Charlene Attard

Personal information
- Born: January 31, 1987 (age 39) Pietà, Malta

Sport
- Country: Malta
- Sport: Track and field

Medal record
Sprint
Representing Malta
Games of the Small States of Europe
| Silver medal – second place | 2007 Monaco | 100 m |

= Charlene Attard =

Maltese sprinter (born 1987)

Charlene Maria Attard (born 31 January 1987 in Pietà) is a track and field sprint athlete who competes internationally for Malta. She represented Malta at the 2008 Summer Olympics in Beijing and is the first Maltese woman to run the 100m in under 12 seconds. Since 2021, she has been the Maltese Olympic Committee's Director of Sport.

== Early life and education ==
Attard was introduced to sports in 1991, at age four, through the organization Skolasport (now called #OnTheMove). She continued to be involved with the organization until she was a pre-teen, trying different sports like gymnastics and swimming. She was encouraged to take up athletics after a primary school teacher told Attard's parents she was a fast runner.

== Career ==
Attard began competing as a child "in long-distance events and road races", but at age 13 began competing in sprinting events.
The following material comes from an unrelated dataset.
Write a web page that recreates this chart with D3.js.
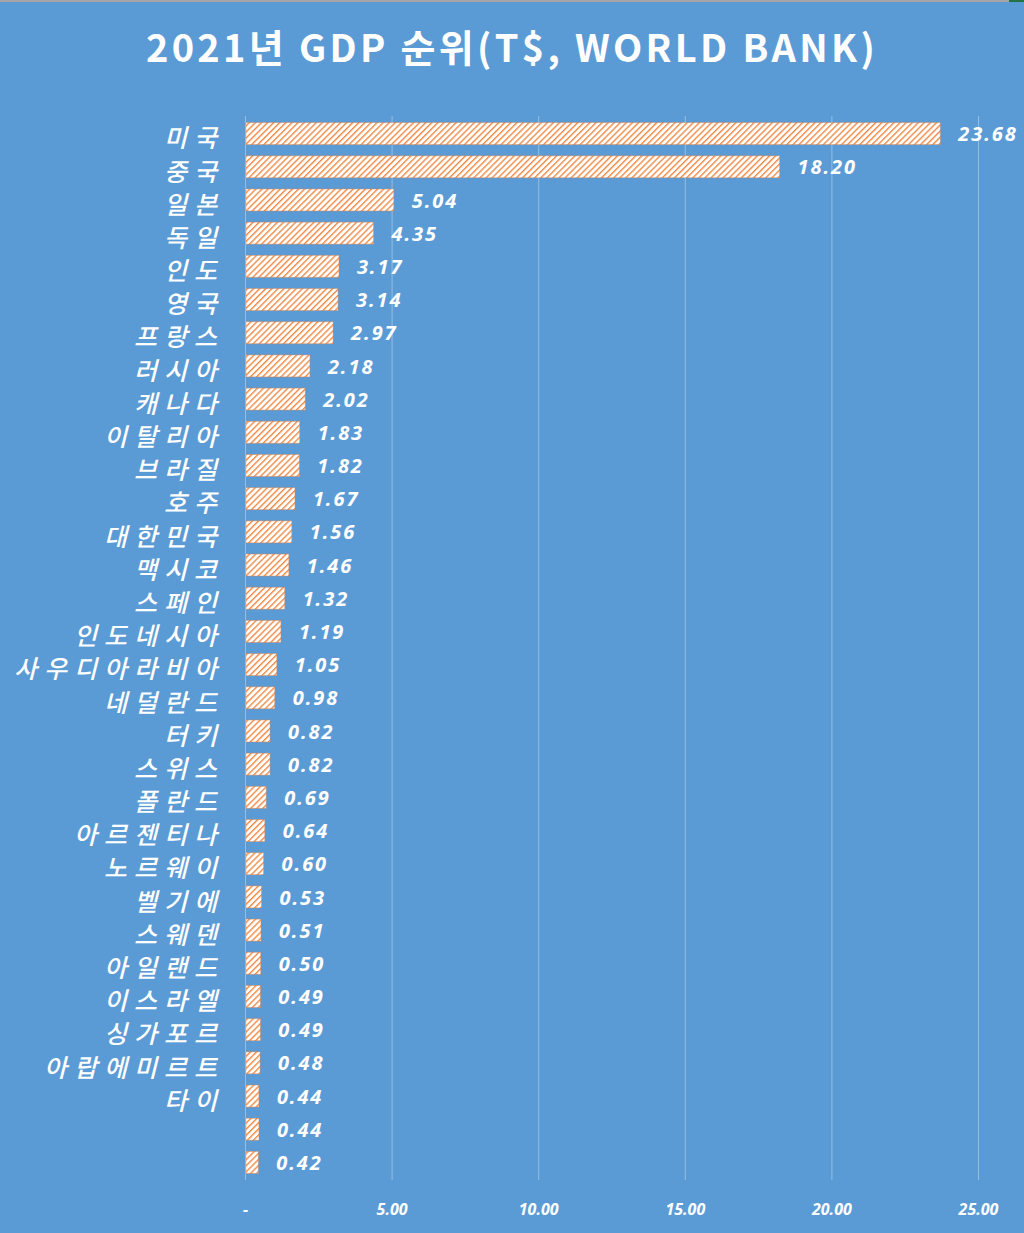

Attard was a member of the Malta National Team from 2002 to 2015.

She has competed in the Games of the Small States of Europe six times, winning in total two gold, five silver and three bronze medals.

In 2007, Attard won four medals at the GSSE, including a silver medal in the women's 100m

Attard represented Malta at the 2008 Summer Olympics in Beijing. She competed at the 100 metres sprint and placed sixth in her heat without advancing to the second round. She ran the distance in a time of 12.20 seconds.
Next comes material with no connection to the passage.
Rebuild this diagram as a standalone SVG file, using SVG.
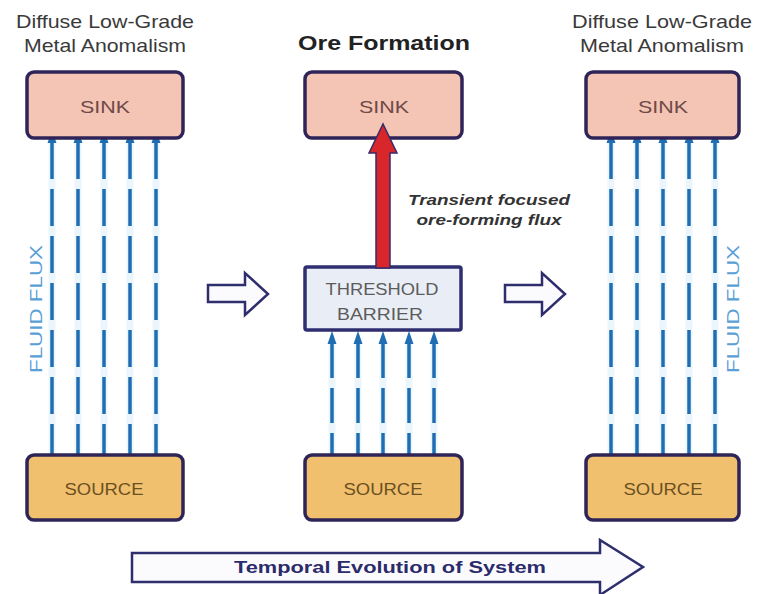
<svg xmlns="http://www.w3.org/2000/svg" width="758" height="594" viewBox="0 0 758 594">
<defs>
<style>
text{font-family:"Liberation Sans",Arial,sans-serif}
.title{font-size:19px;fill:#3a3a3a;text-anchor:middle}
.box{stroke:#2e2458;stroke-width:3.5}
.sink{fill:#f4c4b4}
.source{fill:#f1c06e}
.barrier{fill:#e9edf5;stroke:#2e2e70;stroke-width:3.5}
.lbl{font-size:17px;text-anchor:middle}
.halo{stroke:#eaf6fc;stroke-width:7;fill:none}
.flux{stroke:#1f6db3;stroke-width:3.5;fill:none;stroke-dasharray:37 10}
.fluxc{stroke:#1f6db3;stroke-width:3.5;fill:none;stroke-dasharray:35 10}
.hollow{fill:#fbfbfe;stroke:#2e2e6e;stroke-width:2.5;stroke-linejoin:miter}
.ff{font-size:17px;fill:#5a9fd6;text-anchor:middle}
</style>
<marker id="ah" markerUnits="userSpaceOnUse" markerWidth="12" markerHeight="14" refX="6" refY="12" orient="0" viewBox="0 0 12 14">
<polygon points="1.5,13 6,0 10.5,13" fill="#1f6db3"/>
</marker>
</defs>
<rect width="758" height="594" fill="#ffffff"/>

<g id="titles">
<text class="title" x="105" y="28" textLength="178" lengthAdjust="spacingAndGlyphs">Diffuse Low-Grade</text>
<text class="title" x="105" y="52" textLength="162" lengthAdjust="spacingAndGlyphs">Metal Anomalism</text>
<text class="title" x="384" y="50" style="font-weight:bold;font-size:20px;fill:#222" textLength="172" lengthAdjust="spacingAndGlyphs">Ore Formation</text>
<text class="title" x="662" y="28" textLength="180" lengthAdjust="spacingAndGlyphs">Diffuse Low-Grade</text>
<text class="title" x="662" y="52" textLength="164" lengthAdjust="spacingAndGlyphs">Metal Anomalism</text>
</g>

<g id="connectors">
<g id="left-flux">
<path class="halo" d="M52 142V460M78 142V460M104 142V460M130 142V460M156 142V460"/>
<path class="flux" d="M52 142V461" marker-start="url(#ah)"/>
<path class="flux" d="M78 142V461" marker-start="url(#ah)"/>
<path class="flux" d="M104 142V461" marker-start="url(#ah)"/>
<path class="flux" d="M130 142V461" marker-start="url(#ah)"/>
<path class="flux" d="M156 142V461" marker-start="url(#ah)"/>
</g>
<g id="center-flux">
<path class="halo" d="M332 343V460M358 343V460M383 343V460M409 343V460M434 343V460"/>
<path class="fluxc" d="M332 343V460" marker-start="url(#ah)"/>
<path class="fluxc" d="M358 343V460" marker-start="url(#ah)"/>
<path class="fluxc" d="M383 343V460" marker-start="url(#ah)"/>
<path class="fluxc" d="M409 343V460" marker-start="url(#ah)"/>
<path class="fluxc" d="M434 343V460" marker-start="url(#ah)"/>
</g>
<g id="right-flux">
<path class="halo" d="M611 142V460M637 142V460M663 142V460M689 142V460M715 142V460"/>
<path class="flux" d="M611 142V461" marker-start="url(#ah)"/>
<path class="flux" d="M637 142V461" marker-start="url(#ah)"/>
<path class="flux" d="M663 142V461" marker-start="url(#ah)"/>
<path class="flux" d="M689 142V461" marker-start="url(#ah)"/>
<path class="flux" d="M715 142V461" marker-start="url(#ah)"/>
</g>
<polygon id="step-arrow-1" class="hollow" points="208,285 245,285 245,273 268,294 245,315 245,302 208,302"/>
<polygon id="step-arrow-2" class="hollow" points="505,285 542,285 542,273 565,294 542,315 542,302 505,302"/>
</g>

<g id="sink-left">
<rect class="box sink" x="27" y="72" width="156" height="66" rx="7"/>
<text class="lbl" x="105" y="113" fill="#6e4a48" textLength="50" lengthAdjust="spacingAndGlyphs">SINK</text>
</g>
<g id="sink-center">
<rect class="box sink" x="305" y="72" width="157" height="66" rx="7"/>
<text class="lbl" x="384" y="113" fill="#6e4a48" textLength="50" lengthAdjust="spacingAndGlyphs">SINK</text>
</g>
<g id="sink-right">
<rect class="box sink" x="586" y="72" width="153" height="66" rx="7"/>
<text class="lbl" x="663" y="113" fill="#6e4a48" textLength="50" lengthAdjust="spacingAndGlyphs">SINK</text>
</g>

<g id="source-left">
<rect class="box source" x="27" y="455" width="156" height="65" rx="7"/>
<text class="lbl" x="104" y="495" fill="#6b5022" textLength="79" lengthAdjust="spacingAndGlyphs">SOURCE</text>
</g>
<g id="source-center">
<rect class="box source" x="305" y="455" width="157" height="65" rx="7"/>
<text class="lbl" x="383" y="495" fill="#6b5022" textLength="79" lengthAdjust="spacingAndGlyphs">SOURCE</text>
</g>
<g id="source-right">
<rect class="box source" x="586" y="455" width="153" height="65" rx="7"/>
<text class="lbl" x="663" y="495" fill="#6b5022" textLength="79" lengthAdjust="spacingAndGlyphs">SOURCE</text>
</g>

<g id="threshold-barrier">
<rect class="barrier" x="305" y="267" width="156" height="63" rx="2"/>
<text class="lbl" x="382" y="295" fill="#5c5c5c" textLength="113" lengthAdjust="spacingAndGlyphs">THRESHOLD</text>
<text class="lbl" x="380" y="320" fill="#5c5c5c" textLength="86" lengthAdjust="spacingAndGlyphs">BARRIER</text>
</g>

<g id="ore-flux">
<polygon points="376,268 376,153 369,153 383,124 397,153 390,153 390,268" fill="#d8262a" stroke="#3a2a6a" stroke-width="1.5" stroke-linejoin="miter"/>
<text x="489" y="205" style="font-size:15px;font-weight:bold;font-style:italic;fill:#333;text-anchor:middle" textLength="162" lengthAdjust="spacingAndGlyphs">Transient focused</text>
<text x="489" y="225" style="font-size:15px;font-weight:bold;font-style:italic;fill:#333;text-anchor:middle" textLength="145" lengthAdjust="spacingAndGlyphs">ore-forming flux</text>
</g>

<g id="fluid-flux-labels">
<text class="ff" transform="translate(42,309) rotate(-90)" textLength="128" lengthAdjust="spacingAndGlyphs">FLUID FLUX</text>
<text class="ff" transform="translate(739,309) rotate(-90)" textLength="128" lengthAdjust="spacingAndGlyphs">FLUID FLUX</text>
</g>

<g id="temporal-evolution">
<polygon class="hollow" points="132,553 600,553 600,540 643,567 600,595 600,582 132,582"/>
<text x="390" y="573" style="font-size:17px;font-weight:bold;fill:#2b2b6b;text-anchor:middle" textLength="312" lengthAdjust="spacingAndGlyphs">Temporal Evolution of System</text>
</g>
</svg>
As of 2018, Attard worked as a PE teacher at a senior school in Sliema.

In 2021, Attard was nominated for the role of Director of Sport of the Maltese Olympic Committee. As of 2025, she continues to hold the position.
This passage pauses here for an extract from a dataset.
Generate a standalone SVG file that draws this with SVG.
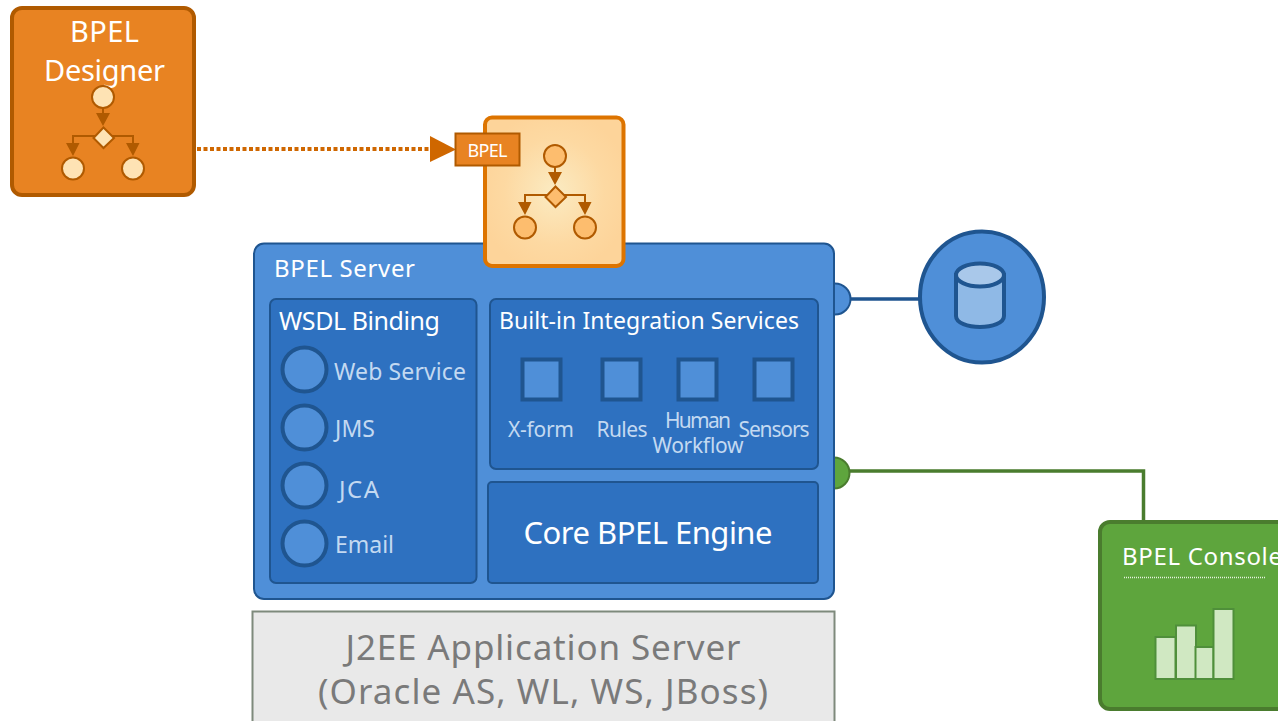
<svg xmlns="http://www.w3.org/2000/svg" width="1278" height="721" viewBox="0 0 1278 721">
<style>
text{font-family:"Noto Sans","Open Sans","Liberation Sans",sans-serif}
.w{fill:#fff}.l{fill:#c3d9f1}.g{fill:#7a7a7a}
.inner{fill:#2e71c0;stroke:#1f5590;stroke-width:2}
.circ{fill:#4f8fd8;stroke:#1f5590;stroke-width:4}
.sq{fill:#4f8fd8;stroke:#1f5590;stroke-width:4}
.bar{fill:#d0e8c2;stroke:#4f8f3a;stroke-width:2}
.fl{stroke:#b05a00;stroke-width:2;fill:none}
.fh{fill:#b05a00}
.s{stroke:#b05a00;stroke-width:2}
.f1{fill:#fee3b4}
.f2{fill:#fdbd6e}
</style>
<defs>
<radialGradient id="pg" cx="0.5" cy="0.5" r="0.55"><stop offset="0" stop-color="#fbebc2"/><stop offset="0.65" stop-color="#fdd9a2"/><stop offset="1" stop-color="#fdd49a"/></radialGradient>
<g id="flow">
<path class="fl" d="M103 108V116M73 145V136H133V145"/>
<path class="fh" d="M96 113H110L103 126ZM66 143H79.500L73 156ZM126 143H139.500L133 156Z"/>
<circle class="s" cx="103" cy="97" r="11"/>
<path class="s" d="M103.500 127.500L114 138L103.500 148L93.500 138Z"/>
<circle class="s" cx="73" cy="168.500" r="11"/>
<circle class="s" cx="133" cy="168.500" r="11"/>
</g>
</defs>
<g id="connectors">
<path d="M197 149H432" stroke="#cf6700" stroke-width="4" stroke-dasharray="4 2.500" fill="none"/>
<path d="M430 136L456 149.500L430 162Z" fill="#cf6700"/>
<path d="M848 299H922" stroke="#1f5590" stroke-width="3.500" fill="none"/>
<path d="M848 471H1143.500V522" stroke="#4a7c2e" stroke-width="3.500" fill="none"/>
</g>
<g id="j2ee">
<rect x="252.500" y="611.500" width="582" height="125" fill="#e9e9e9" stroke="#7e8a7c" stroke-width="2"/>
<text class="g" x="543" y="660" font-size="35" text-anchor="middle" textLength="395">J2EE Application Server</text>
<text class="g" x="543" y="704" font-size="35" text-anchor="middle" textLength="450">(Oracle AS, WL, WS, JBoss)</text>
</g>
<g id="port-db"><circle cx="835" cy="299" r="15.500" fill="#4f8fd8" stroke="#1f5590" stroke-width="2"/></g>
<g id="port-console"><circle cx="834" cy="473" r="15.500" fill="#5ea53d" stroke="#4a7c2e" stroke-width="2"/></g>
<g id="bpel-server">
<rect x="254" y="243.500" width="580" height="355.500" rx="10" fill="#4f8fd8" stroke="#1f5590" stroke-width="2"/>
<text class="w" x="274" y="276.500" font-size="24" textLength="141">BPEL Server</text>
</g>
<g id="wsdl-binding">
<rect class="inner" x="270" y="299" width="206.500" height="284" rx="6"/>
<text class="w" x="279" y="329.500" font-size="25" textLength="161">WSDL Binding</text>
<circle class="circ" cx="304.500" cy="369.500" r="22"/>
<circle class="circ" cx="304.500" cy="427.500" r="22"/>
<circle class="circ" cx="304.500" cy="485.500" r="22"/>
<circle class="circ" cx="304.500" cy="543.500" r="22"/>
<text class="l" x="334" y="380" font-size="23" textLength="132">Web Service</text>
<text class="l" x="335" y="437" font-size="23" textLength="40">JMS</text>
<text class="l" x="339" y="498" font-size="24" textLength="40">JCA</text>
<text class="l" x="335" y="553" font-size="23" textLength="59">Email</text>
</g>
<g id="integration-services">
<rect class="inner" x="490" y="299" width="328" height="170" rx="6"/>
<text class="w" x="499" y="329" font-size="23" textLength="300">Built-in Integration Services</text>
<rect class="sq" x="522.500" y="359.500" width="38" height="40"/>
<rect class="sq" x="602.500" y="359.500" width="38" height="40"/>
<rect class="sq" x="678.500" y="359.500" width="38" height="40"/>
<rect class="sq" x="754.500" y="359.500" width="38" height="40"/>
<text class="l" x="541" y="437" font-size="21" text-anchor="middle" textLength="66">X-form</text>
<text class="l" x="622" y="437" font-size="21" text-anchor="middle" textLength="51">Rules</text>
<text class="l" x="698" y="428" font-size="21" text-anchor="middle" textLength="66">Human</text>
<text class="l" x="698" y="453" font-size="21" text-anchor="middle" textLength="91">Workflow</text>
<text class="l" x="774" y="437" font-size="21" text-anchor="middle" textLength="71">Sensors</text>
</g>
<g id="core-engine">
<rect class="inner" x="488" y="482" width="330" height="101" rx="4"/>
<text class="w" x="648" y="544" font-size="31" text-anchor="middle" textLength="249">Core BPEL Engine</text>
</g>
<g id="bpel-process">
<rect x="485" y="117.500" width="138.500" height="148.500" rx="7" fill="url(#pg)" stroke="#dd7400" stroke-width="4"/>
<use href="#flow" class="f2" x="452" y="59"/>
<rect x="455.500" y="133.500" width="64" height="32" fill="#e88322" stroke="#b05a00" stroke-width="2"/>
<text class="w" x="487.500" y="157" font-size="18" text-anchor="middle" textLength="40">BPEL</text>
</g>
<g id="bpel-designer">
<rect x="12" y="8" width="182" height="187" rx="10" fill="#e88322" stroke="#b05a00" stroke-width="4"/>
<text class="w" x="104.500" y="42" font-size="29" text-anchor="middle" textLength="69">BPEL</text>
<text class="w" x="104.500" y="80.500" font-size="29" text-anchor="middle" textLength="121">Designer</text>
<use href="#flow" class="f1"/>
</g>
<g id="database">
<ellipse cx="982" cy="297" rx="62" ry="65.500" fill="#4f8fd8" stroke="#1f5590" stroke-width="4"/>
<path d="M956 275V316C956 323 968 327 980 327S1004 323 1004 316V275Z" fill="#8fb9e6" stroke="#1f5590" stroke-width="4"/>
<ellipse cx="980" cy="275" rx="24" ry="11.500" fill="#a9c8ea" stroke="#1f5590" stroke-width="4"/>
</g>
<g id="bpel-console">
<rect x="1100" y="522" width="200" height="187" rx="10" fill="#5ea53d" stroke="#4a7c2e" stroke-width="4"/>
<text class="w" x="1122" y="564.500" font-size="24" textLength="160">BPEL Console</text>
<path d="M1124 577.500H1266" stroke="#e6f2de" stroke-width="1.500" stroke-dasharray="1 1" fill="none"/>
<rect class="bar" x="1155.500" y="637" width="20" height="42"/>
<rect class="bar" x="1176" y="625.500" width="20" height="53.500"/>
<rect class="bar" x="1195.500" y="647" width="18" height="32"/>
<rect class="bar" x="1213.500" y="609" width="20" height="70"/>
</g>
</svg>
== Recognition and honours ==
The Malta Amateur Athletics Association named Attard Athlete of the Year in 2006, 2007, and 2008.

Personal life and family

Attard's older brother, Mark, is one of the leading sports journalists, football commentators and TV personalities in Malta, working for the Public Broadcasting Services, the company of the National TV Stations. He was also the Head of Communications at the Malta Football Association and the Press Officer of the Malta National A Football Team.